By Lisandra Paraguassu
BRASILIA (Reuters) – Brazil’s government will launch a social program to pay additional grants to poor families that work in forest protection, environment minister Marina Silva said on Monday, in a bid to boost protection of the Amazon rainforest.
The program, called Bolsa Verde, would be initially implemented across Brazil’s Amazon, the world’s largest tropical rainforest, but Silva said the government intends to expand it to the country’s other biomes, which include the Atlantic Forest and tropical Cerrado savanna.
It is unclear when the program, which will initially issue payments to 30,000 families, will be launched. Brazilian far-right former President Jair Bolsonaro in 2019 had suspended a similar program.
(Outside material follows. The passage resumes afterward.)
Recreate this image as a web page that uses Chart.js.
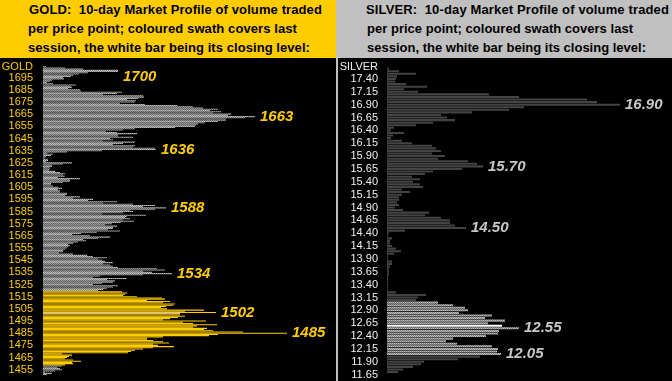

“Worldwide, 80% of protected forests are under the control of these traditional communities,” Silva told reporters, saying that people would be paid for their services in protecting the environment.
Silva’s comments come after the government announced a series of plans to meet a pledge to eliminate Amazon deforestation by 2030, by strengthening law enforcement against environmental crimes amid other measures.
The president’s environmental agenda, however, met setbacks last week, when lawmakers approved bills curtailing the powers of the country’s environment and Indigenous affairs ministries, and limiting the recognition of new Indigenous reservations.